DESCRIPTION OF THE TASK –
Please output exactly the lines of the material from the first through the line containing "const yTitle = 'Passing %';", and nothing more.

RECORDED DATA –
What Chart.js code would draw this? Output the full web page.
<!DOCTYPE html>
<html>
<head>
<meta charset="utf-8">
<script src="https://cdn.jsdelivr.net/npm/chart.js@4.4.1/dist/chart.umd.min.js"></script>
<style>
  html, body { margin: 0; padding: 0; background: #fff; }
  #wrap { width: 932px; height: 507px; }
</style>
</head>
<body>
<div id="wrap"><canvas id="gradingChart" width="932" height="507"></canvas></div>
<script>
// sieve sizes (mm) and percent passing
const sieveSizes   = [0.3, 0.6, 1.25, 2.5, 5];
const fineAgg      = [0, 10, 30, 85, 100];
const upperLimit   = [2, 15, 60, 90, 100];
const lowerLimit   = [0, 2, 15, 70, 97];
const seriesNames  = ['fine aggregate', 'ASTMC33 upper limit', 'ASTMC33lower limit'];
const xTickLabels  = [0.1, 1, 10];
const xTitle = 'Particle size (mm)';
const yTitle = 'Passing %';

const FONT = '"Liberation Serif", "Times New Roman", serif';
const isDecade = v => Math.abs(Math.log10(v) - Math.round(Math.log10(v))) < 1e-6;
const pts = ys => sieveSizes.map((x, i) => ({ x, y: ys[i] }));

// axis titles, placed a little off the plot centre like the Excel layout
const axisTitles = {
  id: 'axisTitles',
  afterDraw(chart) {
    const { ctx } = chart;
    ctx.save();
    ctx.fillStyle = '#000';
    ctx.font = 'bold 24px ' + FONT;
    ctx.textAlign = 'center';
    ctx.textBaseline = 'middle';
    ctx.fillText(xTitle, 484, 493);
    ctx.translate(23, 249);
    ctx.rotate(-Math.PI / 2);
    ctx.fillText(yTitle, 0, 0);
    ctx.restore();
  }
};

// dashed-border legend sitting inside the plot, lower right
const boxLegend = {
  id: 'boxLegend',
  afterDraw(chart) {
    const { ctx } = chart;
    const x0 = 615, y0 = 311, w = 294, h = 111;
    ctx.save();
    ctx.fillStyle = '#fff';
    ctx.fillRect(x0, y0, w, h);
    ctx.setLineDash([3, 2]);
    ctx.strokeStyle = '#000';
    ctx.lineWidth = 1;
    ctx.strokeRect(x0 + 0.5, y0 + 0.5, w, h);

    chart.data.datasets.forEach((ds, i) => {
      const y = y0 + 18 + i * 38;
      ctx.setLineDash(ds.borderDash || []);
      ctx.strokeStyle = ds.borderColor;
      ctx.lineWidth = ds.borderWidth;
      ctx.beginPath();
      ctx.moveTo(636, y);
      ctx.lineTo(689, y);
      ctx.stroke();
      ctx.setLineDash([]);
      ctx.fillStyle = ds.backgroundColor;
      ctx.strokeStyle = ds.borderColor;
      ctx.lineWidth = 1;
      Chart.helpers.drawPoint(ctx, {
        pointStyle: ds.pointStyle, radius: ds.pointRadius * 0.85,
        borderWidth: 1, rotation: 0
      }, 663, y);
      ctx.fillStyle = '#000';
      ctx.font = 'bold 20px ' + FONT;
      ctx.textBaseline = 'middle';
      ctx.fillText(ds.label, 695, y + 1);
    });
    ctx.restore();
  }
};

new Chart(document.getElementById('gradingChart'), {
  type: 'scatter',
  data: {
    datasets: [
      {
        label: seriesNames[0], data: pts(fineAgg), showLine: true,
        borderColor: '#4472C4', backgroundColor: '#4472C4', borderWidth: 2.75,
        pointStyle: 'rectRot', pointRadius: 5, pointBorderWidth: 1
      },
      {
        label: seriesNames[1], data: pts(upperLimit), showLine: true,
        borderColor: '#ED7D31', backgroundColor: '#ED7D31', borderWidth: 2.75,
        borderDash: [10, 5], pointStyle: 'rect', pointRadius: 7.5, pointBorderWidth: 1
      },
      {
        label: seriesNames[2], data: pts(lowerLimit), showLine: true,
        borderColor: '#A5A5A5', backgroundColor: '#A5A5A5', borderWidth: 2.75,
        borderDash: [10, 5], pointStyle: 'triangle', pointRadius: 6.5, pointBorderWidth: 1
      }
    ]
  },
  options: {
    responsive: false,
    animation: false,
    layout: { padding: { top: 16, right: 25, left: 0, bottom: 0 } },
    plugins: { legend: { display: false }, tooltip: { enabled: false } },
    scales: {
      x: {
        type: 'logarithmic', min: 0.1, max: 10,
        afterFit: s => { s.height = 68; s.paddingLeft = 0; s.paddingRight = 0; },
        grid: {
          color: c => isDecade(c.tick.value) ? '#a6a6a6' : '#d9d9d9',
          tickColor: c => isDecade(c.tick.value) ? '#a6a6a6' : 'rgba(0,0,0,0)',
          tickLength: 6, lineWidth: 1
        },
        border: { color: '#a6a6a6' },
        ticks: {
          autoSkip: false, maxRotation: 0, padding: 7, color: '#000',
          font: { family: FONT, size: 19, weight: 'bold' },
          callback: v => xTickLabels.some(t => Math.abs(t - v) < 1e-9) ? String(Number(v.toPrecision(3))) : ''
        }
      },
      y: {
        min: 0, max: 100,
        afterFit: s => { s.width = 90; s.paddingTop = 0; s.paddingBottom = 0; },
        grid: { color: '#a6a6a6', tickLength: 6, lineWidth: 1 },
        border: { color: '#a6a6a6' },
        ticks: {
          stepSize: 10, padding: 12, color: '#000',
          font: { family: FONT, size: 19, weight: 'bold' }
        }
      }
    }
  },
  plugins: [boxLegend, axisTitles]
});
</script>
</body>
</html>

RESPONSE TO THE EXERCISE –
What Chart.js code would draw this? Output the full web page.
<!DOCTYPE html>
<html>
<head>
<meta charset="utf-8">
<script src="https://cdn.jsdelivr.net/npm/chart.js@4.4.1/dist/chart.umd.min.js"></script>
<style>
  html, body { margin: 0; padding: 0; background: #fff; }
  #wrap { width: 932px; height: 507px; }
</style>
</head>
<body>
<div id="wrap"><canvas id="gradingChart" width="932" height="507"></canvas></div>
<script>
// sieve sizes (mm) and percent passing
const sieveSizes   = [0.3, 0.6, 1.25, 2.5, 5];
const fineAgg      = [0, 10, 30, 85, 100];
const upperLimit   = [2, 15, 60, 90, 100];
const lowerLimit   = [0, 2, 15, 70, 97];
const seriesNames  = ['fine aggregate', 'ASTMC33 upper limit', 'ASTMC33lower limit'];
const xTickLabels  = [0.1, 1, 10];
const xTitle = 'Particle size (mm)';
const yTitle = 'Passing %';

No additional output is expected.